Hemorrhaging No Longer Means Patients Will Automatically Die
Every four seconds, someone in the U.S. suffers a trauma, and every three minutes one of those trauma patients dies. And 70 percent of those in fatal car wrecks, shootings, or other traumas bleed to death before they ever make it to the hospital.
They don’t have to die.
Improving survival odds is a constant quest at CHI Health Creighton University Medical Center - Bergan Mercy. Just arriving at a Level I Trauma Center, such as CUMC - Bergan Mercy's, lowers the risk of death from trauma by 25 percent.

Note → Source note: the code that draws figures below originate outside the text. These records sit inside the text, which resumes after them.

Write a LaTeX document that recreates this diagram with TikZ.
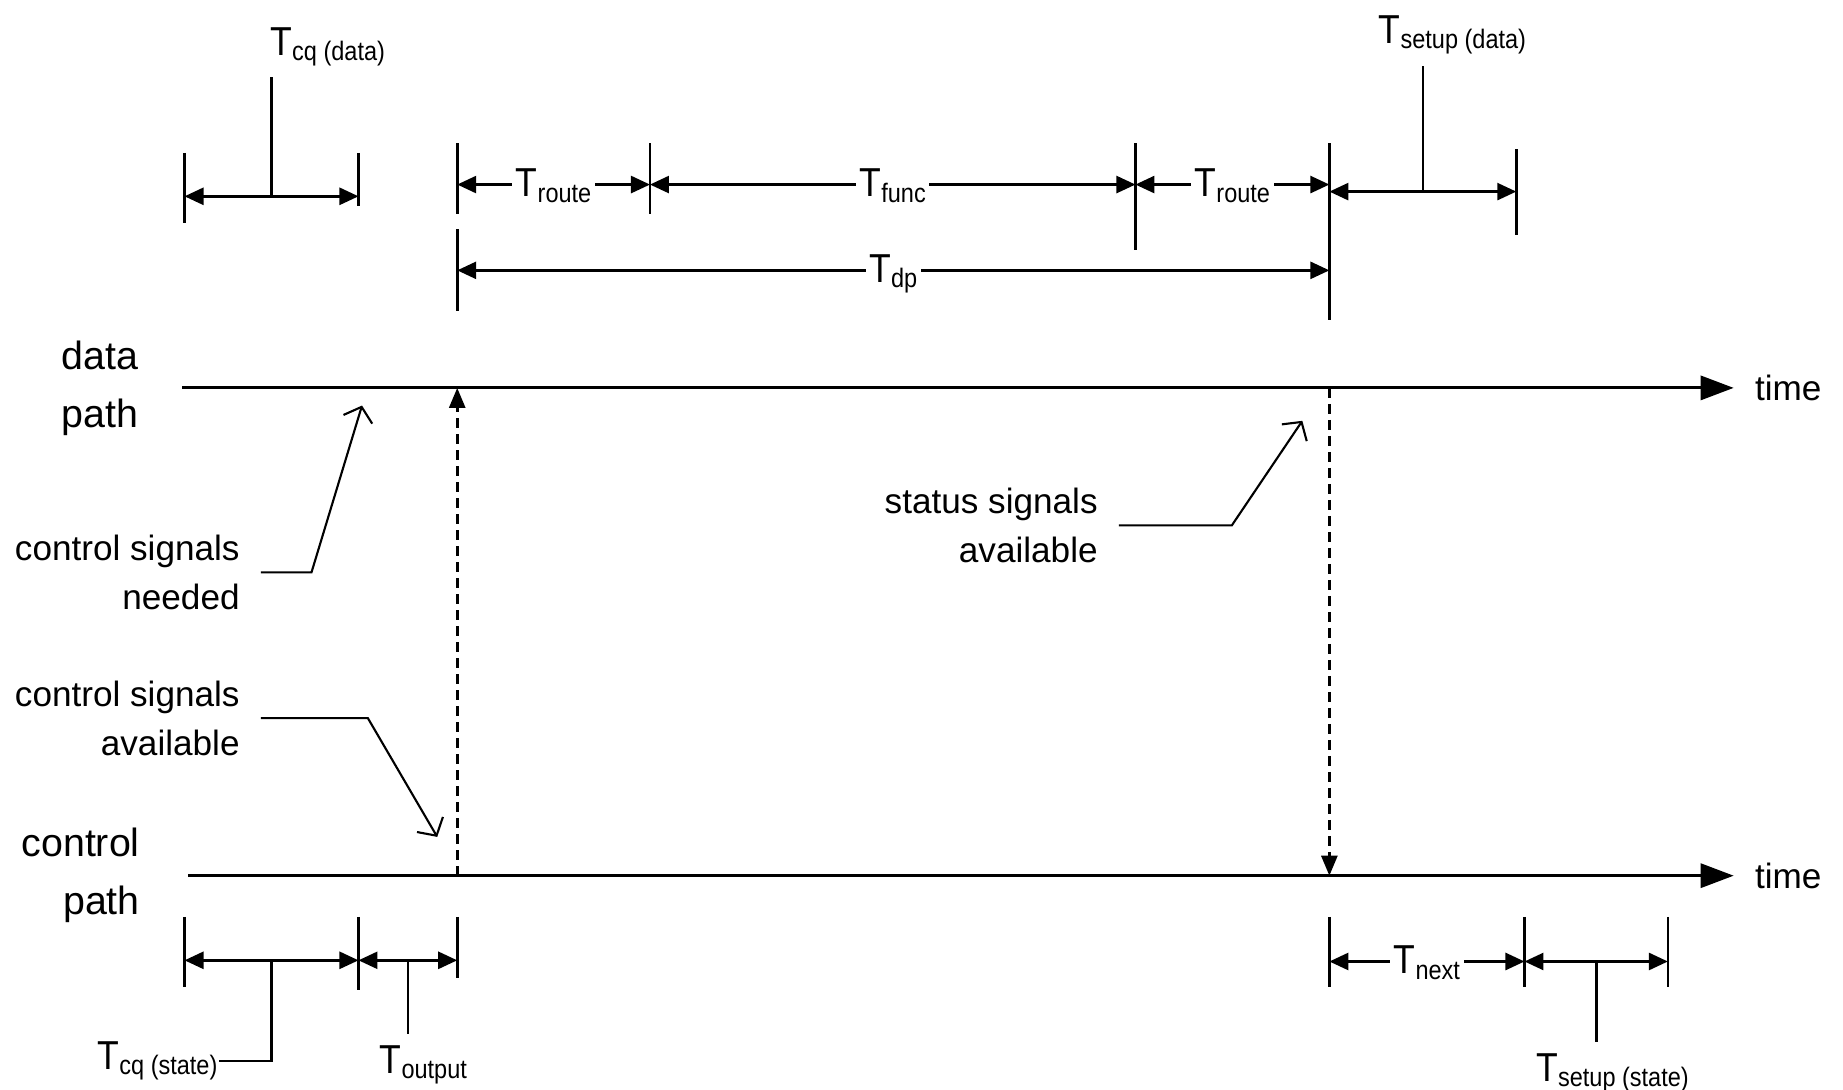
\documentclass[tikz,border=0pt]{standalone}
\usepackage{fontspec}
\setmainfont{Liberation Sans}
\newfontfamily\tfont[FakeStretch=0.88]{Liberation Sans}
\usepackage{tikz}
\usetikzlibrary{arrows.meta}
\newcommand{\tsub}[1]{{\tfont\fontsize{11.5}{12}\selectfont T\raisebox{-1.5pt}{\fontsize{7.6}{8}\selectfont #1}}}

\begin{document}
\begin{tikzpicture}[x=0.11754mm,y=-0.11754mm,line width=0.75pt,
  dim/.style={{Triangle[length=1.9mm,width=1.7mm]}-{Triangle[length=1.9mm,width=1.7mm]}},
  timeaxis/.style={-{Triangle[length=3.3mm,width=2.4mm]},line width=0.9pt},
  sig/.style={-{Triangle[length=2mm,width=1.6mm]},dash pattern=on 1mm off 0.6mm},
  lead/.style={-{Straight Barb[length=1.3mm,width=3mm]},line width=0.6pt},
  onl/.style={fill=white,inner xsep=1pt,inner ysep=0pt,anchor=base,yshift=-3.5pt},
  offl/.style={inner xsep=0pt,inner ysep=1mm,anchor=base west},
  note/.style={font=\fontsize{10}{14}\selectfont,align=right,anchor=east,inner xsep=2mm},
  timetxt/.style={font=\fontsize{10}{12}\selectfont,anchor=west,inner xsep=2mm},
  pathname/.style={font=\fontsize{11.2}{16.5}\selectfont,inner sep=0pt}]
\useasboundingbox (0,0) rectangle (1568,927);

\path (157,167) coordinate (q0) (305,167) coordinate (q1)
  (389,157) coordinate (r0) (553,157) coordinate (r1) (966,157) coordinate (r2) (1131,157) coordinate (r3)
  (1131,163) coordinate (s0) (1290,163) coordinate (s1)
  (389,230) coordinate (p0) (1131,230) coordinate (p1)
  (155,330) coordinate (d0) (389,330) coordinate (dc) (1131,330) coordinate (df) (1475,330) coordinate (d1)
  (160,745) coordinate (k0) (389,745) coordinate (kc) (1131,745) coordinate (kf) (1475,745) coordinate (k1)
  (157,817) coordinate (u0) (305,817) coordinate (u1) (389,817) coordinate (u2)
  (1131,818) coordinate (v0) (1297,818) coordinate (v1) (1419,818) coordinate (v2)
  (308,345) coordinate (needtip) (372,712) coordinate (availtip) (1108,358) coordinate (statustip);

% ticks
\draw (157,130) -- (157,190) (305,130) -- (305,175)
  (389,122) -- (389,182) (553,122) -- (553,182) (966,122) -- (966,213)
  (1131,122) -- (1131,272) (1290,127) -- (1290,200) (389,195) -- (389,265)
  (157,780) -- (157,840) (305,780) -- (305,842) (389,780) -- (389,832)
  (1131,780) -- (1131,840) (1297,780) -- (1297,840) (1419,780) -- (1419,840);

% time axes
\draw[timeaxis] (d0) -- (d1);
\draw[timeaxis] (k0) -- (k1);
\node[timetxt] (timed) at (d1) {time};
\node[timetxt] (timek) at (k1) {time};
\node[pathname,align=center] (dpath) at (85,330) {data\\path};
\node[pathname,align=right,anchor=east] (cpath) at (120,745) {control\\path};

\draw[sig] (kc) -- (dc);
\draw[sig] (df) -- (kf);

% intervals
\draw[dim] (q0) -- coordinate[midway] (qm) (q1);
\draw[dim] (r0) -- node[onl] (route1) {\tsub{route}} (r1);
\draw[dim] (r1) -- node[onl] (func) {\tsub{func}} (r2);
\draw[dim] (r2) -- node[onl] (route2) {\tsub{route}} (r3);
\draw[dim] (s0) -- coordinate[midway] (sm) (s1);
\draw[dim] (p0) -- node[onl] (dp) {\tsub{dp}} (p1);
\draw[dim] (u0) -- coordinate[midway] (um) (u1);
\draw[dim] (u1) -- coordinate[midway] (om) (u2);
\draw[dim] (v0) -- node[onl] (next) {\tsub{next}} (v1);
\draw[dim] (v1) -- coordinate[midway] (wm) (v2);

\node[offl] (cqdata) at (229,47) {\tsub{cq (data)}};
\node[offl] (setupdata) at (1172,37) {\tsub{setup (data)}};
\node[offl] (cqstate) at (82,910) {\tsub{cq (state)}};
\node[offl] (output) at (322,913) {\tsub{output}};
\node[offl] (setupstate) at (1306,920) {\tsub{setup (state)}};
\draw (qm) -- (qm |- cqdata.south);
\draw (sm) -- (sm |- setupdata.south);
\draw (um) |- (cqstate.east);
\draw (om) -- (om |- output.north);
\draw (wm) -- (wm |- setupstate.north);

% signal notes
\node[note] (need) at (222,487) {control signals\\needed};
\node[note] (avail) at (222,611) {control signals\\available};
\node[note] (status) at (952,447) {status signals\\available};
\draw[lead] (need.east) -- ++(43,0) -- (needtip);
\draw[lead] (avail.east) -- ++(91,0) -- (availtip);
\draw[lead] (status.east) -- ++(96,0) -- (statustip);
\end{tikzpicture}
\end{document}
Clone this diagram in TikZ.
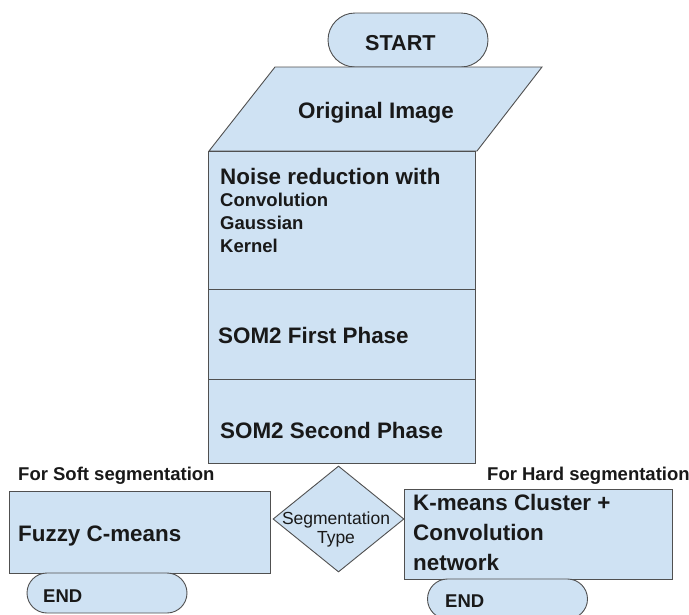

Now CUMC - Bergan Mercy trauma surgeons are further improving the odds with a new minimally invasive solution for hemorrhage control called Resuscitative Endovascular Balloon Occlusion of the Aorta or REBOA. CHI Health’s Level I Trauma Center is the first to offer this life-saving tool in the state.
“The more techniques we have in our armamentarium the better the opportunity to save a life,” said Trauma Surgeon and Director of the Trauma Program Juan A. Asensio, MD.
REBOA is an innovative technique that allows the trauma surgeon to insert a balloon catheter to temporarily occlude the aorta and control hemorrhaging. Before, hemorrhaging led to cardiopulmonary arrest secondary to exsanguinating hemorrhage and death when blood flow could not be maintained. The only surgical procedure that could be used previously was resuscitative thoracotomy with cross-clamping, an endovascular procedure that not only was invasive but resulted in high mortality.